Sometime around third or fourth grade, my class “re-enacted” the “first” Thanksgiving feast with the Pilgrims and the “Indians.” I don’t recall how the teacher decided which students were Pilgrims and which were “Indians,” but I got stuck being a Pilgrim with a boring white bonnet and ruffle collar. I remember thinking the “Indians” had much cooler accessories. They got to wear headbands with colorful construction paper feathers and brightly colored macaroni necklaces standing in for beads. (I didn’t know anything about cultural appropriation then; one of the many things I’ve learned about via social media.)

As an adult, Thanksgiving became my favorite holiday. To me, it was the perfect combination of food, family, friends, and gratitude, not affiliated with any particular religion and with no gift requirements.1 Over the past few years, however, social media introduced me to voices and perspectives of indigenous people – voices I never heard through school or traditional media – that led me to question my love of a holiday purportedly celebrating friendly relations between indigenous people and colonists.

I’m thankful for social media posts (like this one from the Albuquerque chapter of Standing Up for Racial Justice addressing settler colonialism and Thanksgiving/”Things-Taking”) that require reconsideration of stories I’ve been told all my life and compel me to seek deeper and more accurate understanding of history. I am far more aware now of the atrocities committed against native peoples by colonists and the formal government of the United States – and the ongoing impact these atrocities continue to have.

Civilizations, people groups, and ways of life have been eradicated, erased, exploited, and maligned. How different would the world be if these voices had not been silenced or marginalized? How many answers to the challenges we now face can be found in the wisdom of those who have been barred from discourse and seats of power?

In the case of Thanksgiving, however, the story many of us have been told about the origin of the holiday is complete fabrication. While researching Digital Grace, I came across a book called We Gather Together: A Nation Divided, a President in Turmoil, and a Historic Campaign to Embrace Gratitude and Grace by Denise Kiernan. I had no idea what it was about, but checked it out from the library because it had “grace” in the subtitle. Turns out, it is a meticulously researched recounting of how the national Thanksgiving holiday in America came to be.

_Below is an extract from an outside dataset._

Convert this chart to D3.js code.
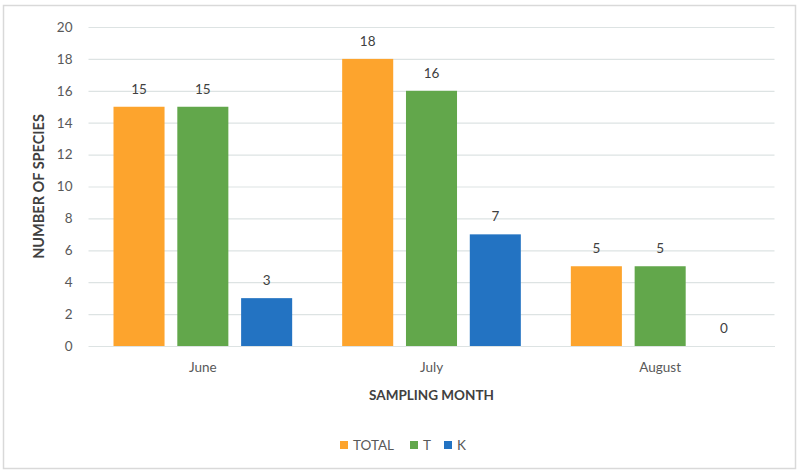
<!DOCTYPE html>
<html><head><meta charset="utf-8">
<script src="https://cdn.jsdelivr.net/npm/d3@7"></script>
<style>body{margin:0;background:#fff;}svg{display:block;}</style>
</head><body>
<svg id="c" width="801" height="472"></svg>
<script>
const categories = ["June", "July", "August"];
const seriesNames = ["TOTAL", "T", "K"];
const totalValues = [15, 18, 5];
const tValues = [15, 16, 5];
const kValues = [3, 7, 0];
const yTicks = [0, 2, 4, 6, 8, 10, 12, 14, 16, 18, 20];
const colors = ["#FDA42D", "#62A74B", "#2373C2"];

(function () {
const svg = d3.select("#c");
const font = "Lato, 'Open Sans', sans-serif";
svg.append("rect").attr("x", 3.5).attr("y", 5.5).attr("width", 792).attr("height", 463)
  .attr("fill", "#fff").attr("stroke", "#d9d9d9").attr("stroke-width", 1.5);

const pLeft = 88.5, pRight = 774.5, pTop = 27, pBottom = 346;
const x = d3.scaleBand().domain(categories).range([pLeft, pRight]);
const xs = d3.scaleBand().domain(seriesNames).range([25, x.bandwidth() - 25]).paddingInner(0.2);
const y = d3.scaleLinear().domain([0, 20]).range([pBottom, pTop]);

const g = svg.append("g");
const yAxis = d3.axisLeft(y).tickValues(yTicks).tickSize(-(pRight - pLeft)).tickPadding(16);
const ya = g.append("g").attr("transform", `translate(${pLeft},0)`).call(yAxis);
ya.select(".domain").remove();
ya.selectAll(".tick line").attr("stroke", "#dde3e3").attr("stroke-width", 1.2);
ya.selectAll(".tick text").attr("fill", "#595959").attr("font-family", font).attr("font-size", 13.5);

const xAxis = d3.axisBottom(x).tickSize(0).tickPadding(16);
const xa = g.append("g").attr("transform", `translate(0,${pBottom})`).call(xAxis);
xa.select(".domain").attr("stroke", "#dde3e3").attr("stroke-width", 1.2);
xa.selectAll(".tick text").attr("fill", "#595959").attr("font-family", font).attr("font-size", 13.5);

const series = [totalValues, tValues, kValues];
const data = [];
categories.forEach((c, i) => seriesNames.forEach((s, j) => data.push({c, s, v: series[j][i], j})));

g.selectAll("rect.bar").data(data).join("rect").attr("class", "bar")
  .attr("x", d => x(d.c) + xs(d.s)).attr("width", xs.bandwidth())
  .attr("y", d => y(d.v)).attr("height", d => y(0) - y(d.v))
  .attr("fill", d => colors[d.j]);

g.selectAll("text.val").data(data).join("text").attr("class", "val")
  .attr("x", d => x(d.c) + xs(d.s) + xs.bandwidth() / 2)
  .attr("y", d => y(d.v) - 13)
  .attr("text-anchor", "middle").attr("fill", "#404040")
  .attr("font-family", font).attr("font-size", 13.5).text(d => d.v);

svg.append("text").attr("transform", `translate(44,${(pTop + pBottom) / 2}) rotate(-90)`)
  .attr("text-anchor", "middle").attr("font-family", font).attr("font-size", 14.5)
  .attr("font-weight", "bold").attr("fill", "#404040").text("NUMBER OF SPECIES");
svg.append("text").attr("x", (pLeft + pRight) / 2).attr("y", 400)
  .attr("text-anchor", "middle").attr("font-family", font).attr("font-size", 13.5)
  .attr("font-weight", "bold").attr("fill", "#404040").text("SAMPLING MONTH");

const legendX = [340, 410, 444];
const lg = svg.append("g");
seriesNames.forEach((s, j) => {
  lg.append("rect").attr("x", legendX[j]).attr("y", 441).attr("width", 8).attr("height", 8).attr("fill", colors[j]);
  lg.append("text").attr("x", legendX[j] + 13).attr("y", 450).attr("font-family", font)
    .attr("font-size", 13.5).attr("fill", "#595959").text(s);
});
})();
</script>
</body></html>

I highly recommend reading this book for a comprehensive look at how the commonly accepted “facts” about Thanksgiving aren’t facts at all -- not because of the depiction of relations between colonists and indigenous people, but because the “first” national Thanksgiving had absolutely nothing to do with any of that. It was the result of one woman’s decades-long petitioning for a national day of thanksgiving and President Lincoln’s call for a splintered nation to unify in gratitude for one day in the midst of the Civil War.

Kiernan writes:

“The interesting thing about the thanksgiving story Americans grew up hearing is that in all of Sarah Josepha Hale’s latter to the presidents – including the one sent to Lincoln—not once did she mention the Pilgrims or 1621 … And not once did Lincoln, in his proclamations, replete with sincere intentions and humble prose, with their calls for gratitude, make a single reference to the Pilgrims or the Puritans or the 1621 event or any events occurring in Plymouth…. [N]either [Hale] nor Lincoln—nor any other presidential proclamation following in their footsteps—sought to commemorate a specific event that occurred in New England, or to modify the story of how or what was eaten.”

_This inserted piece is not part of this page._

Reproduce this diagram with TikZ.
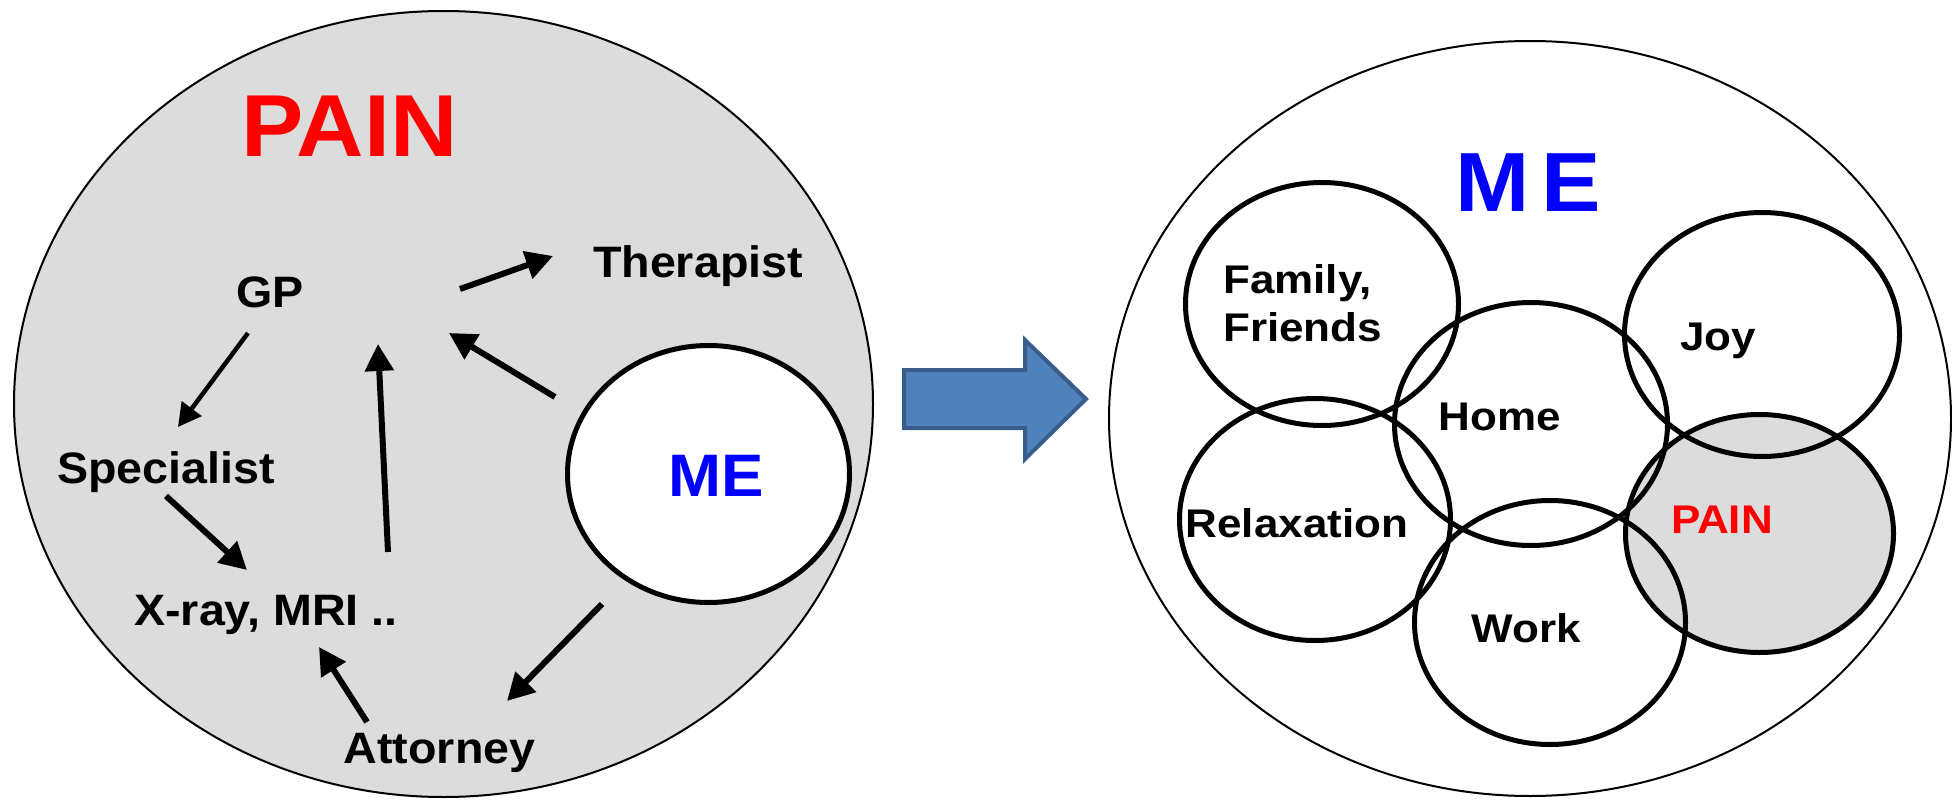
\documentclass[tikz,border=0pt]{standalone}
\usepackage{fontspec}
\newfontfamily\lfont[FakeStretch=1.06]{Liberation Sans}
\newfontfamily\rfont[FakeStretch=1.10]{Liberation Sans}
\usetikzlibrary{shapes.geometric,arrows.meta}
\definecolor{paingray}{HTML}{DCDCDC}
\definecolor{arrowblue}{HTML}{4F81BD}
\definecolor{arrowedge}{HTML}{385D8A}
\definecolor{mered}{HTML}{FF0000}
\definecolor{meblue}{HTML}{0000FF}
\begin{document}
\begin{tikzpicture}[x=1pt,y=-1pt,
  lab/.style={anchor=base, inner sep=0pt, font=\lfont\bfseries\fontsize{44}{50}\selectfont},
  rlab/.style={anchor=base, inner sep=0pt, font=\rfont\bfseries\fontsize{40}{46}\selectfont},
  world/.style={ellipse, draw, line width=2pt, inner sep=0pt},
  ring/.style={ellipse, draw, line width=5pt, inner sep=0pt},
  flow/.style={line width=6pt, -{Triangle[length=27pt,width=28pt]}},
  thinflow/.style={line width=4.5pt, -{Triangle[length=23pt,width=24pt]}},
]
\useasboundingbox (0,0) rectangle (1952,800);

% ---------- left: PAIN world ----------
\node[world, fill=paingray, minimum width=859pt, minimum height=786pt] (painworld) at (443.5,404) {};
\node[ring, fill=white, minimum width=282pt, minimum height=257pt] (mecirc) at (708.5,474) {};

\node[anchor=base, inner sep=0pt, text=mered, font=\lfont\bfseries\fontsize{88}{96}\selectfont] (paintitle) at (349.5,156) {PAIN};
\node[lab] (gp) at (270,307) {GP};
\node[lab] (therapist) at (698,277) {Therapist};
\node[lab] (specialist) at (166,483) {Specialist};
\node[lab] (xray) at (266,625) {X-ray, MRI ..};
\node[lab] (attorney) at (439.5,763) {Attorney};
\node[anchor=base, inner sep=0pt, text=meblue, font=\lfont\bfseries\fontsize{60}{66}\selectfont] (meleft) at (716,496) {ME};

\coordinate (gpS) at (248,333);   \coordinate (specE) at (178,427);
\coordinate (specS) at (166,496); \coordinate (xrayE) at (247,570);
\coordinate (xrayS) at (388,552); \coordinate (hubA) at (378,344);
\coordinate (meS) at (555,397);   \coordinate (hubB) at (449,333);
\coordinate (hubS) at (460,289);  \coordinate (therE) at (553,256);
\coordinate (meS2) at (602,604);  \coordinate (attE) at (507,701);
\coordinate (attS) at (367,722);  \coordinate (xrayE2) at (319,647);

\draw[thinflow] (gpS) -- (specE);
\draw[flow] (specS) -- (xrayE);
\draw[flow] (xrayS) -- (hubA);
\draw[flow] (meS) -- (hubB);
\draw[flow] (hubS) -- (therE);
\draw[flow] (meS2) -- (attE);
\draw[flow] (attS) -- (xrayE2);

% ---------- middle arrow ----------
\draw[fill=arrowblue, draw=arrowedge, line width=4pt, line join=miter]
  (904,370) -- (1025,370) -- (1025,340) -- (1086,399) -- (1025,459) -- (1025,428) -- (904,428) -- cycle;

% ---------- right: ME world ----------
\node[world, minimum width=842pt, minimum height=755pt] (meworld) at (1530,418.5) {};
\node[ring, fill=paingray, minimum width=268pt, minimum height=238pt] (painc) at (1759.5,533.5) {};
\node[ring, minimum width=273pt, minimum height=243pt] (famc) at (1322,304) {};
\node[ring, minimum width=271pt, minimum height=242pt] (relc) at (1315,519.5) {};
\node[ring, minimum width=273pt, minimum height=243pt] (homec) at (1531,424) {};
\node[ring, minimum width=271pt, minimum height=244pt] (workc) at (1550,622.5) {};
\node[ring, minimum width=275pt, minimum height=244pt] (joyc) at (1762,334.5) {};

\node[anchor=base, inner sep=0pt, text=meblue, font=\lfont\bfseries\fontsize{84}{90}\selectfont] (metitle) at (1528.5,211) {M\kern12pt E};
\node[rlab, anchor=base west] (fam1) at (1223,293) {Family,};
\node[rlab, anchor=base west] (fam2) at (1223,341) {Friends};
\node[rlab] (joy) at (1718,350) {Joy};
\node[rlab] (home) at (1500,430) {Home};
\node[rlab] (relax) at (1297,537) {Relaxation};
\node[rlab] (work) at (1526.5,642) {Work};
\node[rlab, text=mered] (painr) at (1722,533) {PAIN};
\end{tikzpicture}
\end{document}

According to Kiernan, the story most of us know grew from “embellishments” in newspapers and magazines that “coincided with growing anti-immigrant sentiment in the later nineteenth century and an aggrandizement of Anglo-Saxon heritage.” Those embellishments eventually transformed an inclusive holiday that, in Kiernan’s words, “looked to bounties in the midst of scarcity, those that found grace in the midst of strife, those that acknowledged loss yet embraced what few and fleeting gains there appeared to be” into one that honors only one group of people while minimizing the harm that group inflicted upon others.

The stories we tell and the voices and perspectives we amplify on social media matter. There is a tremendous difference between celebrating a holiday that honors universal concepts of gratitude and unity and one that honors a single, problematic historical event.

We need to debunk myths, bring uncomfortable facts into the light, and grapple with the complexities of multiple perspectives. We have to be willing to explore the full and multi-faceted truth about what came before to understand why we’re here, where we’re headed, and how to build something better for all.

Happy thanksgiving —little ‘t’—to you all. Thank you for being part of my digital community!